Sexual Abuse II: Possibility of Good News from the Oregon Supreme Court
Sexual abuse in the second degree criminalizes sex in which the victim didn’t consent, but there’s usually no force or mental incapacity, which would implicate more serious crimes. I have previously written about the fact that the crime of Sexual Abuse II, when based solely on the age of the victim, creates all sorts of problems. It creates a felony where there was previously only a misdemeanor (e.g., contributing to the sexual delinquency of a minor), it makes lifetime registration inevitable even for defendants who might not have to register for a comparable — or even more serious — Rape III conviction, and until State v. Simonson, it made sex with a 17 year old subject to a greater punishment than sex with a 14 year old.

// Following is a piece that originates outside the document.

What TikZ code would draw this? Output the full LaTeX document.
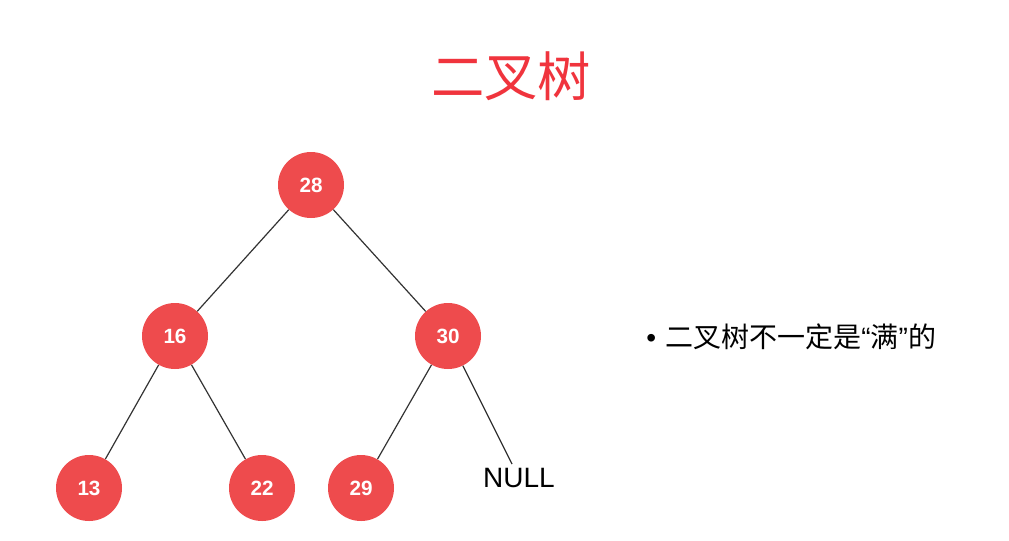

The good news is that the Oregon Supreme Court has granted review of State v. Ofodrinwa, which involved a single conviction for sexual abuse II. One of the questions presented addresses specifically whether an underage victim — 17 in Oregon — is enough to prove lack of consent for this particular offense.
Or as the press release put it:
(1) Does ORS 163.425, which defines the crime of sexual abuse in the
second degree, require proof of actual lack of consent, or is proof of an incapacity to
consent sufficient under the statute because the victim was under the age of 18?
I have been complaining about this issue for years now. I think there is every reason to be optimistic. But until we win at the Supreme Court, it’s a great time to play hardball in negotiations. If the state won’t dismiss the SA II, take it trial. It may take a couple of years, but you could save your client from having any sex offense conviction at all.